> EXERCISE DETAILS: Copy exactly, and only, the lines below from the first through the one containing "const LABEL_X = 1.138;", both included; pictures are omitted.

> DATA SECTION:
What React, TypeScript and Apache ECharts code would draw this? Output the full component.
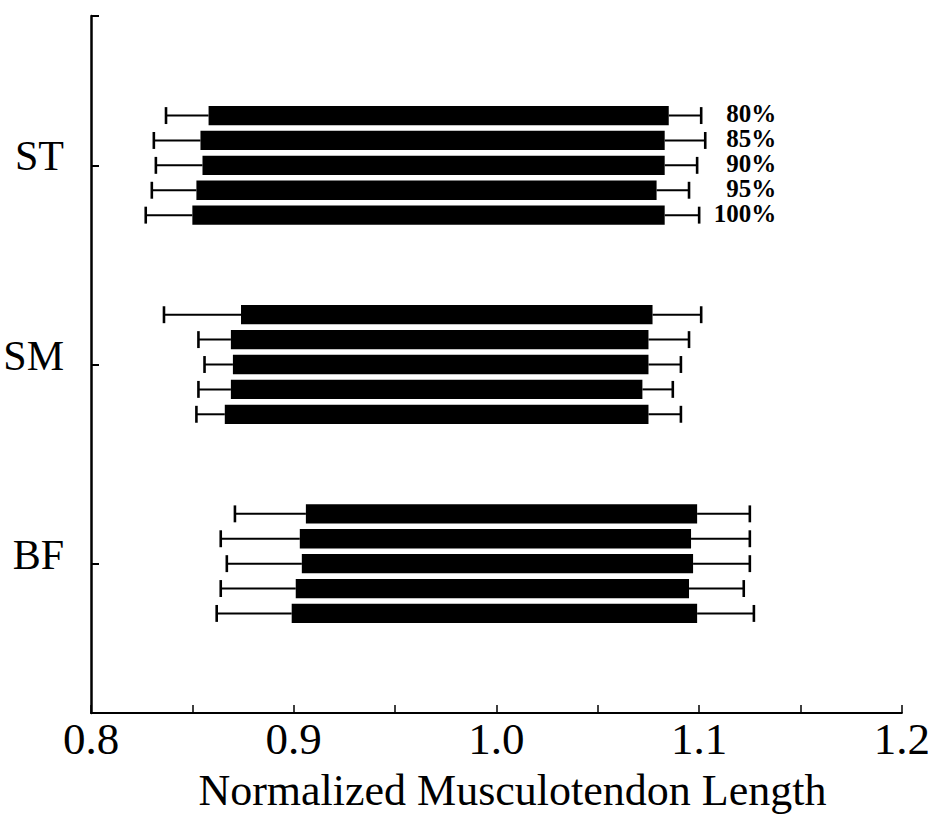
import React, { useEffect, useRef } from "react";
import * as echarts from "echarts";

// Muscle groups on the vertical axis (top to bottom)
const MUSCLES = ["ST", "SM", "BF"];
// Walking speed conditions, one bar per condition within each muscle
const SPEEDS = ["80%", "85%", "90%", "95%", "100%"];

// Range of normalized length (bar start / bar end) per muscle, per speed
const ST_MIN = [0.858, 0.854, 0.855, 0.852, 0.85];
const ST_MAX = [1.085, 1.083, 1.083, 1.079, 1.083];
const SM_MIN = [0.874, 0.869, 0.87, 0.869, 0.866];
const SM_MAX = [1.077, 1.075, 1.075, 1.072, 1.075];
const BF_MIN = [0.906, 0.903, 0.904, 0.901, 0.899];
const BF_MAX = [1.099, 1.096, 1.097, 1.095, 1.099];

// Error bar extents (whisker ends)
const ST_LOW = [0.837, 0.831, 0.832, 0.83, 0.827];
const ST_HIGH = [1.101, 1.103, 1.099, 1.095, 1.1];
const SM_LOW = [0.836, 0.853, 0.856, 0.853, 0.852];
const SM_HIGH = [1.101, 1.095, 1.091, 1.087, 1.091];
const BF_LOW = [0.871, 0.864, 0.867, 0.864, 0.862];
const BF_HIGH = [1.125, 1.125, 1.125, 1.122, 1.127];

const X_TICKS_MAJOR = [0.8, 0.9, 1.0, 1.1, 1.2];
const LABEL_X = 1.138; // right edge of the speed labels, in data units

const groups = [
  { min: ST_MIN, max: ST_MAX, low: ST_LOW, high: ST_HIGH },
  { min: SM_MIN, max: SM_MAX, low: SM_LOW, high: SM_HIGH },
  { min: BF_MIN, max: BF_MAX, low: BF_LOW, high: BF_HIGH },
];

const OFFSET = 0.125; // vertical spacing between bars of one muscle
const rows: number[][] = [];
groups.forEach((g, gi) => {
  SPEEDS.forEach((_, si) => {
    const y = gi + 1 + (si - 2) * OFFSET;
    rows.push([y, g.min[si], g.max[si], g.low[si], g.high[si], gi, si]);
  });
});

const FONT = "Liberation Serif, Times New Roman, serif";

export default function App() {
  const ref = useRef<HTMLDivElement>(null);
  useEffect(() => {
    if (!ref.current) return;
    const chart = echarts.init(ref.current, null, { renderer: "svg" });
    chart.setOption({
      animation: false,
      backgroundColor: "#ffffff",
      grid: { left: 91, right: 31, top: 16, bottom: 103 },
      xAxis: {
        type: "value",
        min: 0.8,
        max: 1.2,
        interval: 0.05,
        name: "Normalized Musculotendon Length",
        nameLocation: "middle",
        nameGap: 55,
        nameTextStyle: {
          fontFamily: FONT,
          fontSize: 44,
          color: "#000",
          padding: [0, 0, 0, 32],
        },
        axisLine: { lineStyle: { color: "#000", width: 2 } },
        axisTick: { inside: true, length: 8, lineStyle: { color: "#000", width: 1.5 } },
        splitLine: { show: false },
        axisLabel: {
          margin: 3,
          fontFamily: FONT,
          fontSize: 45,
          color: "#000",
          formatter: (v: number) => {
            const hit = X_TICKS_MAJOR.find((t) => Math.abs(t - v) < 1e-6);
            return hit !== undefined ? hit.toFixed(1) : "";
          },
        },
      },
      yAxis: {
        type: "value",
        inverse: true,
        min: 0.25,
        max: 3.75,
        axisLine: { lineStyle: { color: "#000", width: 2.5 } },
        axisTick: {
          inside: true,
          length: 8,
          customValues: [0.25, 1, 2, 3],
          lineStyle: { color: "#000", width: 2 },
        },
        splitLine: { show: false },
        axisLabel: {
          customValues: [1, 2, 3],
          margin: 27,
          fontFamily: FONT,
          fontSize: 42,
          color: "#000",
          verticalAlign: "bottom",
          lineHeight: 18,
          formatter: (v: number) => MUSCLES[Math.round(v) - 1] ?? "",
        },
      },
      series: [
        {
          type: "custom",
          data: rows,
          encode: { x: [1, 2, 3, 4], y: 0 },
          renderItem: (params: any, api: any) => {
            const y = api.value(0);
            const b0 = api.coord([api.value(1), y]);
            const b1 = api.coord([api.value(2), y]);
            const w0 = api.coord([api.value(3), y]);
            const w1 = api.coord([api.value(4), y]);
            const barH = api.size([0, 0.097])[1];
            const capH = api.size([0, 0.085])[1];
            const line = (x1: number, y1: number, x2: number, y2: number, w: number) => ({
              type: "line",
              shape: { x1, y1, x2, y2 },
              style: { stroke: "#000", lineWidth: w },
            });
            const children: any[] = [
              line(w0[0], w0[1], b0[0], b0[1], 2),
              line(b1[0], b1[1], w1[0], w1[1], 2),
              line(w0[0], w0[1] - capH / 2, w0[0], w0[1] + capH / 2, 2.6),
              line(w1[0], w1[1] - capH / 2, w1[0], w1[1] + capH / 2, 2.6),
              {
                type: "rect",
                shape: { x: b0[0], y: b0[1] - barH / 2, width: b1[0] - b0[0], height: barH },
                style: { fill: "#000" },
              },
            ];
            if (api.value(5) === 0) {
              const lp = api.coord([LABEL_X, y]);
              children.push({
                type: "text",
                x: lp[0],
                y: lp[1] - 2,
                style: {
                  text: SPEEDS[api.value(6)],
                  fontFamily: FONT,
                  fontSize: 25,
                  lineHeight: 22,
                  fontWeight: "bold",
                  fill: "#000",
                  align: "right",
                  verticalAlign: "middle",
                },
              });
            }
            return { type: "group", children };
          },
        },
      ],
    });
    return () => chart.dispose();
  }, []);
  return (
    <div
      ref={ref}
      style={{ position: "absolute", left: 0, top: 0, width: 933, height: 817 }}
    />
  );
}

> REPLY:
What React, TypeScript and Apache ECharts code would draw this? Output the full component.
import React, { useEffect, useRef } from "react";
import * as echarts from "echarts";

// Muscle groups on the vertical axis (top to bottom)
const MUSCLES = ["ST", "SM", "BF"];
// Walking speed conditions, one bar per condition within each muscle
const SPEEDS = ["80%", "85%", "90%", "95%", "100%"];

// Range of normalized length (bar start / bar end) per muscle, per speed
const ST_MIN = [0.858, 0.854, 0.855, 0.852, 0.85];
const ST_MAX = [1.085, 1.083, 1.083, 1.079, 1.083];
const SM_MIN = [0.874, 0.869, 0.87, 0.869, 0.866];
const SM_MAX = [1.077, 1.075, 1.075, 1.072, 1.075];
const BF_MIN = [0.906, 0.903, 0.904, 0.901, 0.899];
const BF_MAX = [1.099, 1.096, 1.097, 1.095, 1.099];

// Error bar extents (whisker ends)
const ST_LOW = [0.837, 0.831, 0.832, 0.83, 0.827];
const ST_HIGH = [1.101, 1.103, 1.099, 1.095, 1.1];
const SM_LOW = [0.836, 0.853, 0.856, 0.853, 0.852];
const SM_HIGH = [1.101, 1.095, 1.091, 1.087, 1.091];
const BF_LOW = [0.871, 0.864, 0.867, 0.864, 0.862];
const BF_HIGH = [1.125, 1.125, 1.125, 1.122, 1.127];

const X_TICKS_MAJOR = [0.8, 0.9, 1.0, 1.1, 1.2];
const LABEL_X = 1.138; // right edge of the speed labels, in data units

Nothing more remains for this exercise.